Can you copy out the data exactly? Leave the images out.

- RAW DATA:
-----
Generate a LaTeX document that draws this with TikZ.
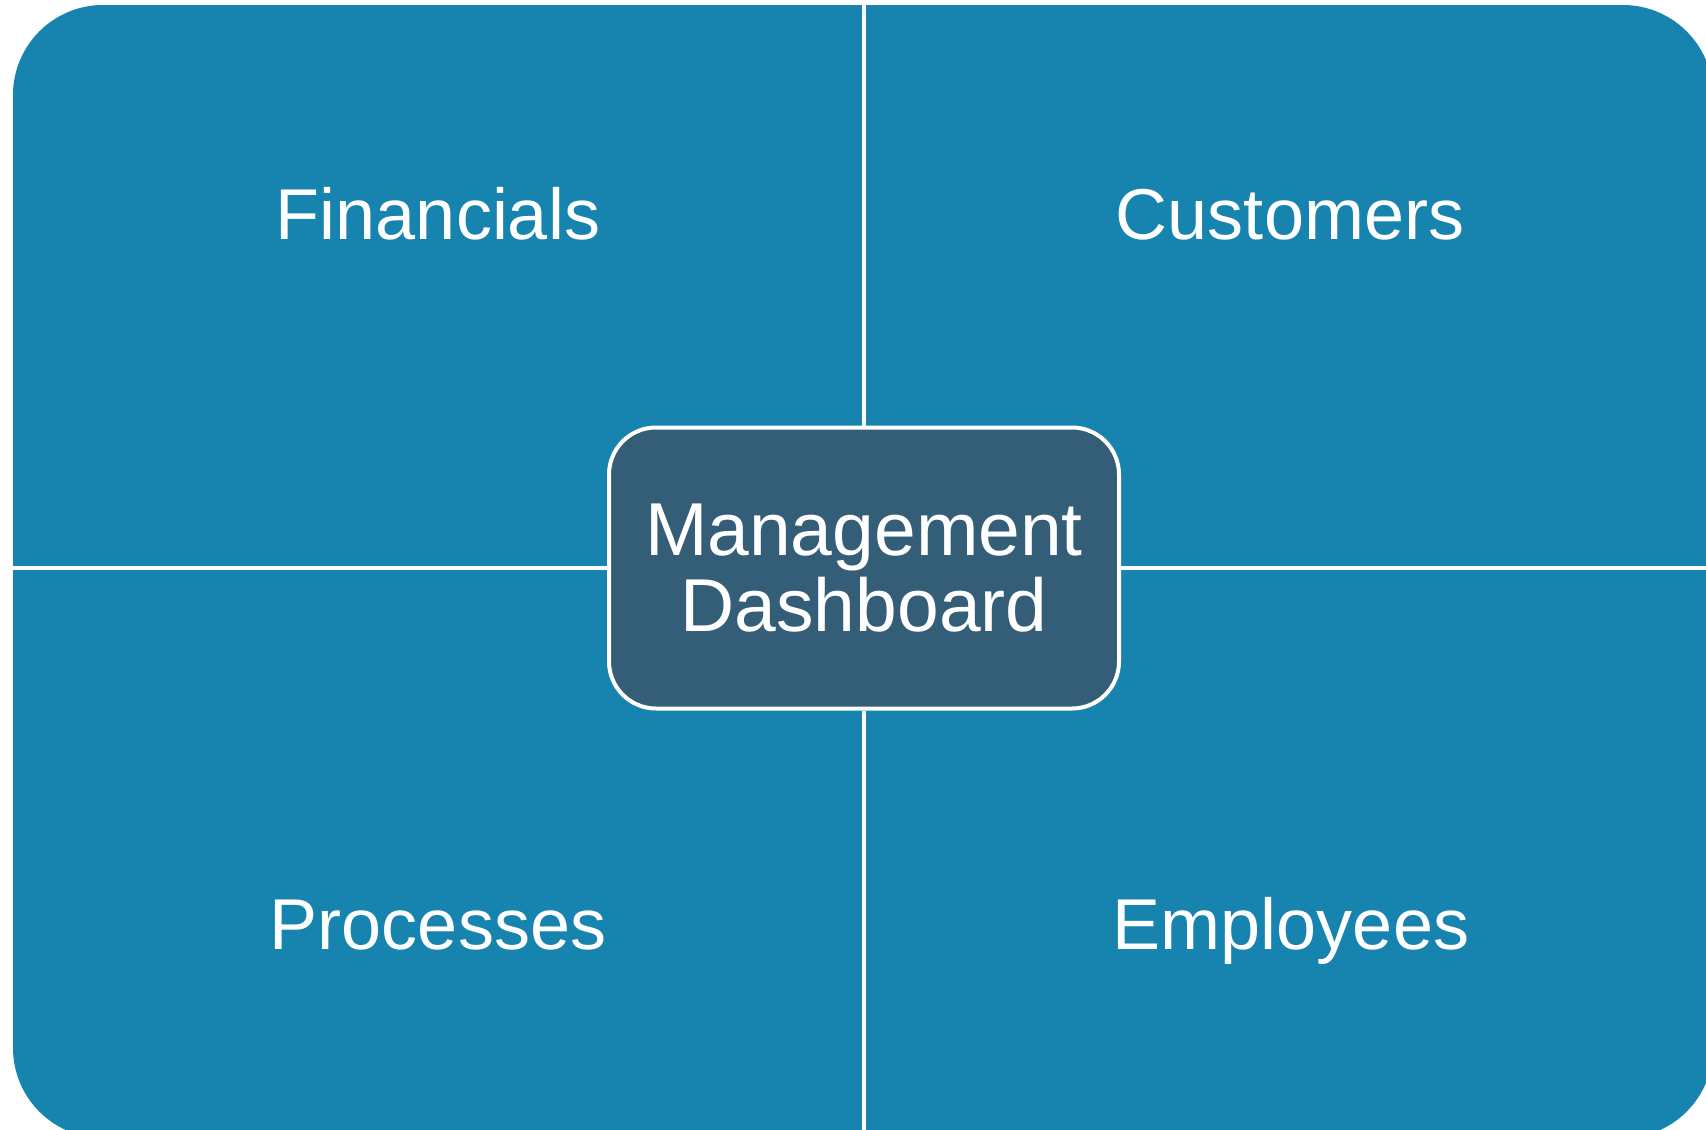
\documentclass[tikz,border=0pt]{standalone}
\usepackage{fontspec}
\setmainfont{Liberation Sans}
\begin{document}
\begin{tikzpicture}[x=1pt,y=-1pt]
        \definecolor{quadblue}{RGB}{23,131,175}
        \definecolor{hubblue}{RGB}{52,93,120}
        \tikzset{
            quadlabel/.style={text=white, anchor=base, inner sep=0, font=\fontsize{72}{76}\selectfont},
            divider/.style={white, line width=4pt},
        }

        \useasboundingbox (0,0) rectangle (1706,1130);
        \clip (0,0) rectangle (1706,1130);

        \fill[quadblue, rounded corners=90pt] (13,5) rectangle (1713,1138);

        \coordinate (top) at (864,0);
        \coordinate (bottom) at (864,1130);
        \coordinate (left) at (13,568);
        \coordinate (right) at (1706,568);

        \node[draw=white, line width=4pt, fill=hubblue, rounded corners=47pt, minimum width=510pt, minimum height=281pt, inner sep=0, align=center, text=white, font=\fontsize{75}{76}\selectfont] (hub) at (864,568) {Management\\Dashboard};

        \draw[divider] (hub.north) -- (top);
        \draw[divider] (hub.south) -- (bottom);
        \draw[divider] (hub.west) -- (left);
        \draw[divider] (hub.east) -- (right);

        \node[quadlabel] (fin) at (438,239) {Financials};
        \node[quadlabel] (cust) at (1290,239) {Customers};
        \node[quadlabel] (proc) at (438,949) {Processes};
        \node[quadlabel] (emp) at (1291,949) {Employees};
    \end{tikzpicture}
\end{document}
-----
- TASK OUTPUT:
Generate a LaTeX document that draws this with TikZ.
\documentclass[tikz,border=0pt]{standalone}
\usepackage{fontspec}
\setmainfont{Liberation Sans}
\begin{document}
\begin{tikzpicture}[x=1pt,y=-1pt]
        \definecolor{quadblue}{RGB}{23,131,175}
        \definecolor{hubblue}{RGB}{52,93,120}
        \tikzset{
            quadlabel/.style={text=white, anchor=base, inner sep=0, font=\fontsize{72}{76}\selectfont},
            divider/.style={white, line width=4pt},
        }

        \useasboundingbox (0,0) rectangle (1706,1130);
        \clip (0,0) rectangle (1706,1130);

        \fill[quadblue, rounded corners=90pt] (13,5) rectangle (1713,1138);

        \coordinate (top) at (864,0);
        \coordinate (bottom) at (864,1130);
        \coordinate (left) at (13,568);
        \coordinate (right) at (1706,568);

        \node[draw=white, line width=4pt, fill=hubblue, rounded corners=47pt, minimum width=510pt, minimum height=281pt, inner sep=0, align=center, text=white, font=\fontsize{75}{76}\selectfont] (hub) at (864,568) {Management\\Dashboard};

        \draw[divider] (hub.north) -- (top);
        \draw[divider] (hub.south) -- (bottom);
        \draw[divider] (hub.west) -- (left);
        \draw[divider] (hub.east) -- (right);

        \node[quadlabel] (fin) at (438,239) {Financials};
        \node[quadlabel] (cust) at (1290,239) {Customers};
        \node[quadlabel] (proc) at (438,949) {Processes};
        \node[quadlabel] (emp) at (1291,949) {Employees};
    \end{tikzpicture}
\end{document}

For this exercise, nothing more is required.